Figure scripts
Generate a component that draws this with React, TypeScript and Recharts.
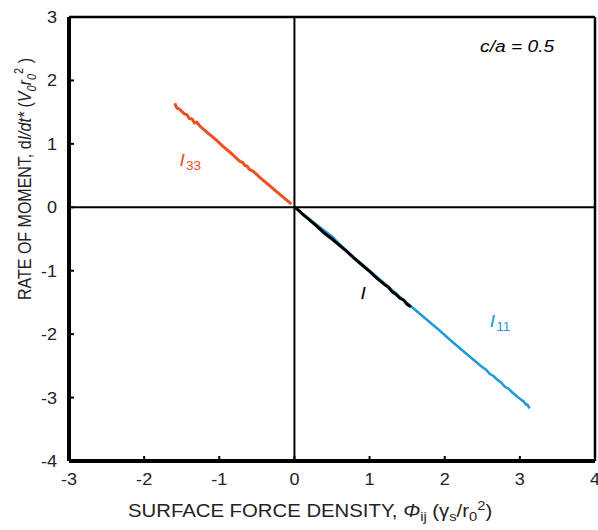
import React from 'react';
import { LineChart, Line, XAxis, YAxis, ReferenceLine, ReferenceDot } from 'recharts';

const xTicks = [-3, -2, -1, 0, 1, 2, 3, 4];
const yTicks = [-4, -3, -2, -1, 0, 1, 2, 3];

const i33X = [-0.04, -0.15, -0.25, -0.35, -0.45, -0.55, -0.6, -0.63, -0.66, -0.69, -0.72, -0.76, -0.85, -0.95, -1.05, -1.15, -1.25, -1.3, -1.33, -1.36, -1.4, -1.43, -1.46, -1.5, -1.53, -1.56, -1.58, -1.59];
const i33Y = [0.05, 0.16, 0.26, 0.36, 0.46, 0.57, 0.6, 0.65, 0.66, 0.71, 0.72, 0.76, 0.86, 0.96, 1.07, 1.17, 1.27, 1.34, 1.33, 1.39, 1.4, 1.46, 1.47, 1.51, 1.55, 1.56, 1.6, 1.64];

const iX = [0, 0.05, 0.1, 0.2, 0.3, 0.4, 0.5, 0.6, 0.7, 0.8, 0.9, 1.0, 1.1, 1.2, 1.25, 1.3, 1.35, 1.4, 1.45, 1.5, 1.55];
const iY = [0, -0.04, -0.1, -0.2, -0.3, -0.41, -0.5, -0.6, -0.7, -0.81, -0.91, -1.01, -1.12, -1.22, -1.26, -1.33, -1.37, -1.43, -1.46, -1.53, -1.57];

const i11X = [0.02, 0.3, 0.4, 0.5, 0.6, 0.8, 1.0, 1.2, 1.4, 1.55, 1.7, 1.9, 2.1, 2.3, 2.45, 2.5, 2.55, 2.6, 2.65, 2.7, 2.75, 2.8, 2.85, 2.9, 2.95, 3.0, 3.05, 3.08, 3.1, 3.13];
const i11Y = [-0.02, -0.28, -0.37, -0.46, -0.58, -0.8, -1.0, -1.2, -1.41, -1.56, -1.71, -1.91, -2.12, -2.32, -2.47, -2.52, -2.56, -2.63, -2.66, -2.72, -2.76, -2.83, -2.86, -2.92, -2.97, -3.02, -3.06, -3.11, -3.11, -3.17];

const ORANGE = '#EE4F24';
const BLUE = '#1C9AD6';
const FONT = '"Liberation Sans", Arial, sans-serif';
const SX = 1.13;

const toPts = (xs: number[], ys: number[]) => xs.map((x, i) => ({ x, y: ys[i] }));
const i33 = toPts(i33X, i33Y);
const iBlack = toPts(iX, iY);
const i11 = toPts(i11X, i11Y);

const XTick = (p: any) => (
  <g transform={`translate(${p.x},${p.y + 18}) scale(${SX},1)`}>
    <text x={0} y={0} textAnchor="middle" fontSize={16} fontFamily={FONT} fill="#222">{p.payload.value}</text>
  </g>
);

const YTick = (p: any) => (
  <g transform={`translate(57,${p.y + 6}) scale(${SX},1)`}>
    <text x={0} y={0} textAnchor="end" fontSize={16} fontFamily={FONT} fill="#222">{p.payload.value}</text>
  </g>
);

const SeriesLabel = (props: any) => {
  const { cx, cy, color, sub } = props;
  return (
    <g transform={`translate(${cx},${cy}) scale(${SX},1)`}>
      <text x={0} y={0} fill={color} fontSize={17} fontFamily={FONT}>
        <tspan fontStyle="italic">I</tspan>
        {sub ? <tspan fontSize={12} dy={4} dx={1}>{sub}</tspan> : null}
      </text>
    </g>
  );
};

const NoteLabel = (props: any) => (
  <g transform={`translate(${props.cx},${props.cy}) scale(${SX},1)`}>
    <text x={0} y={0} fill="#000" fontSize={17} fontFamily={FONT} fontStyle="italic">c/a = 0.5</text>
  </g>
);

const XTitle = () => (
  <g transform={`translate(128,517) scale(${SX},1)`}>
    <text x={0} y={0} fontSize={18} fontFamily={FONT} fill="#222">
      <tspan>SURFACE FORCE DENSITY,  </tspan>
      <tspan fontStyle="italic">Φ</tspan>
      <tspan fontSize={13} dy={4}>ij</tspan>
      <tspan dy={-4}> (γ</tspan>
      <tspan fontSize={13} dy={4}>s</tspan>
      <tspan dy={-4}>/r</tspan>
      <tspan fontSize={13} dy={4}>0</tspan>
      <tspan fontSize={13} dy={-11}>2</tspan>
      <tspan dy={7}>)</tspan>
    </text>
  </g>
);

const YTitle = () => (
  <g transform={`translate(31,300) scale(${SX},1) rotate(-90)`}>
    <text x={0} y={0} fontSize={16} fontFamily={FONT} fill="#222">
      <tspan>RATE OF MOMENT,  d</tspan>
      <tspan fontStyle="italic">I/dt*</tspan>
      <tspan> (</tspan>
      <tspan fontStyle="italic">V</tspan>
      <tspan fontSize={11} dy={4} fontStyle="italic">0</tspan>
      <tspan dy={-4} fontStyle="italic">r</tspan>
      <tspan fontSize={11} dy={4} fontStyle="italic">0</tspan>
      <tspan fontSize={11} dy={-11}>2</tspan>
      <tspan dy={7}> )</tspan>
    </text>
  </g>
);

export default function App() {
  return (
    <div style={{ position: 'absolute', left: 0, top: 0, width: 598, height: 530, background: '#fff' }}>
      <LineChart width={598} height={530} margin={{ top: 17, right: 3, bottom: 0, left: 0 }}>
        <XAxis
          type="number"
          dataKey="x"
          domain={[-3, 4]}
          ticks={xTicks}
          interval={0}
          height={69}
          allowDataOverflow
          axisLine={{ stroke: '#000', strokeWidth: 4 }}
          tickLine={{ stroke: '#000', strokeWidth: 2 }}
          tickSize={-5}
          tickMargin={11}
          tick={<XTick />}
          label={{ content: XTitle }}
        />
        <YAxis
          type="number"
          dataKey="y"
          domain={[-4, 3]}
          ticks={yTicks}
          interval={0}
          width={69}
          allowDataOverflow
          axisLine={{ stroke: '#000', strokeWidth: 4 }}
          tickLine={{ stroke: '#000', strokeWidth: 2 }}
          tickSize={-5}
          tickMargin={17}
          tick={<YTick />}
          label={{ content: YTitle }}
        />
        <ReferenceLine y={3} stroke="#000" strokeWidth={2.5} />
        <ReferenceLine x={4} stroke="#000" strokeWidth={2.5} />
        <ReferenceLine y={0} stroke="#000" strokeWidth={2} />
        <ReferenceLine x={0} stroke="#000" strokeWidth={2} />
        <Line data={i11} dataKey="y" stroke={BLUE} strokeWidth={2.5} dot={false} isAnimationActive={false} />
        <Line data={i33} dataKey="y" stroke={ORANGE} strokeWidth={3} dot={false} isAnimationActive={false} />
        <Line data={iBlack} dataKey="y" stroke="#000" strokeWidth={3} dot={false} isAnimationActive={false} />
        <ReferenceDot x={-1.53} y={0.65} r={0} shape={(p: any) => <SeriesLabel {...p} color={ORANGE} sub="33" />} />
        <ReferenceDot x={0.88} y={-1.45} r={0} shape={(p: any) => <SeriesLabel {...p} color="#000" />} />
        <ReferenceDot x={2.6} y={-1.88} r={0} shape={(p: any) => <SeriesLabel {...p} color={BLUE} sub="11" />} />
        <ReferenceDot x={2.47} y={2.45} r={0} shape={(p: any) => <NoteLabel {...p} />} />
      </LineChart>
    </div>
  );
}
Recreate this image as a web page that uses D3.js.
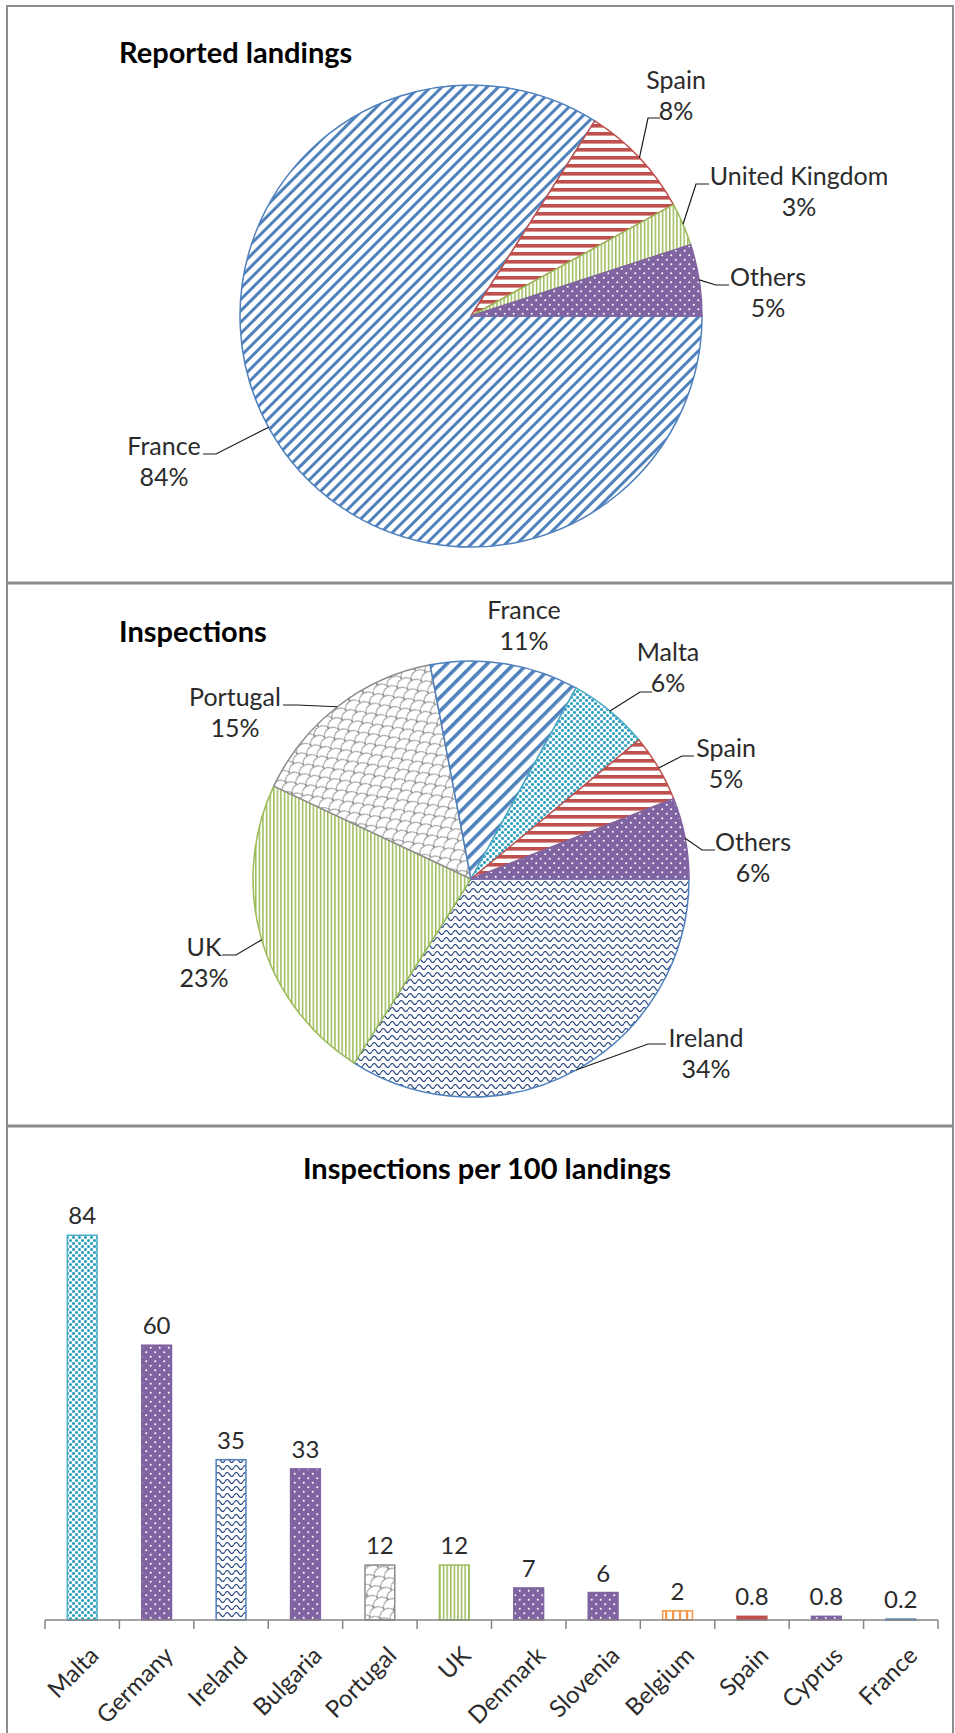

STATED GOAL: All of the records need repeating exactly, except for the pictures.

COMPLETE ANSWER:
Generate a component that draws this with React, TypeScript and Recharts.
import React from 'react';
import { LineChart, Line, XAxis, YAxis, ReferenceLine, ReferenceDot } from 'recharts';

const xTicks = [-3, -2, -1, 0, 1, 2, 3, 4];
const yTicks = [-4, -3, -2, -1, 0, 1, 2, 3];

const i33X = [-0.04, -0.15, -0.25, -0.35, -0.45, -0.55, -0.6, -0.63, -0.66, -0.69, -0.72, -0.76, -0.85, -0.95, -1.05, -1.15, -1.25, -1.3, -1.33, -1.36, -1.4, -1.43, -1.46, -1.5, -1.53, -1.56, -1.58, -1.59];
const i33Y = [0.05, 0.16, 0.26, 0.36, 0.46, 0.57, 0.6, 0.65, 0.66, 0.71, 0.72, 0.76, 0.86, 0.96, 1.07, 1.17, 1.27, 1.34, 1.33, 1.39, 1.4, 1.46, 1.47, 1.51, 1.55, 1.56, 1.6, 1.64];

const iX = [0, 0.05, 0.1, 0.2, 0.3, 0.4, 0.5, 0.6, 0.7, 0.8, 0.9, 1.0, 1.1, 1.2, 1.25, 1.3, 1.35, 1.4, 1.45, 1.5, 1.55];
const iY = [0, -0.04, -0.1, -0.2, -0.3, -0.41, -0.5, -0.6, -0.7, -0.81, -0.91, -1.01, -1.12, -1.22, -1.26, -1.33, -1.37, -1.43, -1.46, -1.53, -1.57];

const i11X = [0.02, 0.3, 0.4, 0.5, 0.6, 0.8, 1.0, 1.2, 1.4, 1.55, 1.7, 1.9, 2.1, 2.3, 2.45, 2.5, 2.55, 2.6, 2.65, 2.7, 2.75, 2.8, 2.85, 2.9, 2.95, 3.0, 3.05, 3.08, 3.1, 3.13];
const i11Y = [-0.02, -0.28, -0.37, -0.46, -0.58, -0.8, -1.0, -1.2, -1.41, -1.56, -1.71, -1.91, -2.12, -2.32, -2.47, -2.52, -2.56, -2.63, -2.66, -2.72, -2.76, -2.83, -2.86, -2.92, -2.97, -3.02, -3.06, -3.11, -3.11, -3.17];

const ORANGE = '#EE4F24';
const BLUE = '#1C9AD6';
const FONT = '"Liberation Sans", Arial, sans-serif';
const SX = 1.13;

const toPts = (xs: number[], ys: number[]) => xs.map((x, i) => ({ x, y: ys[i] }));
const i33 = toPts(i33X, i33Y);
const iBlack = toPts(iX, iY);
const i11 = toPts(i11X, i11Y);

const XTick = (p: any) => (
  <g transform={`translate(${p.x},${p.y + 18}) scale(${SX},1)`}>
    <text x={0} y={0} textAnchor="middle" fontSize={16} fontFamily={FONT} fill="#222">{p.payload.value}</text>
  </g>
);

const YTick = (p: any) => (
  <g transform={`translate(57,${p.y + 6}) scale(${SX},1)`}>
    <text x={0} y={0} textAnchor="end" fontSize={16} fontFamily={FONT} fill="#222">{p.payload.value}</text>
  </g>
);

const SeriesLabel = (props: any) => {
  const { cx, cy, color, sub } = props;
  return (
    <g transform={`translate(${cx},${cy}) scale(${SX},1)`}>
      <text x={0} y={0} fill={color} fontSize={17} fontFamily={FONT}>
        <tspan fontStyle="italic">I</tspan>
        {sub ? <tspan fontSize={12} dy={4} dx={1}>{sub}</tspan> : null}
      </text>
    </g>
  );
};

const NoteLabel = (props: any) => (
  <g transform={`translate(${props.cx},${props.cy}) scale(${SX},1)`}>
    <text x={0} y={0} fill="#000" fontSize={17} fontFamily={FONT} fontStyle="italic">c/a = 0.5</text>
  </g>
);

const XTitle = () => (
  <g transform={`translate(128,517) scale(${SX},1)`}>
    <text x={0} y={0} fontSize={18} fontFamily={FONT} fill="#222">
      <tspan>SURFACE FORCE DENSITY,  </tspan>
      <tspan fontStyle="italic">Φ</tspan>
      <tspan fontSize={13} dy={4}>ij</tspan>
      <tspan dy={-4}> (γ</tspan>
      <tspan fontSize={13} dy={4}>s</tspan>
      <tspan dy={-4}>/r</tspan>
      <tspan fontSize={13} dy={4}>0</tspan>
      <tspan fontSize={13} dy={-11}>2</tspan>
      <tspan dy={7}>)</tspan>
    </text>
  </g>
);

const YTitle = () => (
  <g transform={`translate(31,300) scale(${SX},1) rotate(-90)`}>
    <text x={0} y={0} fontSize={16} fontFamily={FONT} fill="#222">
      <tspan>RATE OF MOMENT,  d</tspan>
      <tspan fontStyle="italic">I/dt*</tspan>
      <tspan> (</tspan>
      <tspan fontStyle="italic">V</tspan>
      <tspan fontSize={11} dy={4} fontStyle="italic">0</tspan>
      <tspan dy={-4} fontStyle="italic">r</tspan>
      <tspan fontSize={11} dy={4} fontStyle="italic">0</tspan>
      <tspan fontSize={11} dy={-11}>2</tspan>
      <tspan dy={7}> )</tspan>
    </text>
  </g>
);

export default function App() {
  return (
    <div style={{ position: 'absolute', left: 0, top: 0, width: 598, height: 530, background: '#fff' }}>
      <LineChart width={598} height={530} margin={{ top: 17, right: 3, bottom: 0, left: 0 }}>
        <XAxis
          type="number"
          dataKey="x"
          domain={[-3, 4]}
          ticks={xTicks}
          interval={0}
          height={69}
          allowDataOverflow
          axisLine={{ stroke: '#000', strokeWidth: 4 }}
          tickLine={{ stroke: '#000', strokeWidth: 2 }}
          tickSize={-5}
          tickMargin={11}
          tick={<XTick />}
          label={{ content: XTitle }}
        />
        <YAxis
          type="number"
          dataKey="y"
          domain={[-4, 3]}
          ticks={yTicks}
          interval={0}
          width={69}
          allowDataOverflow
          axisLine={{ stroke: '#000', strokeWidth: 4 }}
          tickLine={{ stroke: '#000', strokeWidth: 2 }}
          tickSize={-5}
          tickMargin={17}
          tick={<YTick />}
          label={{ content: YTitle }}
        />
        <ReferenceLine y={3} stroke="#000" strokeWidth={2.5} />
        <ReferenceLine x={4} stroke="#000" strokeWidth={2.5} />
        <ReferenceLine y={0} stroke="#000" strokeWidth={2} />
        <ReferenceLine x={0} stroke="#000" strokeWidth={2} />
        <Line data={i11} dataKey="y" stroke={BLUE} strokeWidth={2.5} dot={false} isAnimationActive={false} />
        <Line data={i33} dataKey="y" stroke={ORANGE} strokeWidth={3} dot={false} isAnimationActive={false} />
        <Line data={iBlack} dataKey="y" stroke="#000" strokeWidth={3} dot={false} isAnimationActive={false} />
        <ReferenceDot x={-1.53} y={0.65} r={0} shape={(p: any) => <SeriesLabel {...p} color={ORANGE} sub="33" />} />
        <ReferenceDot x={0.88} y={-1.45} r={0} shape={(p: any) => <SeriesLabel {...p} color="#000" />} />
        <ReferenceDot x={2.6} y={-1.88} r={0} shape={(p: any) => <SeriesLabel {...p} color={BLUE} sub="11" />} />
        <ReferenceDot x={2.47} y={2.45} r={0} shape={(p: any) => <NoteLabel {...p} />} />
      </LineChart>
    </div>
  );
}
Recreate this image as a web page that uses D3.js.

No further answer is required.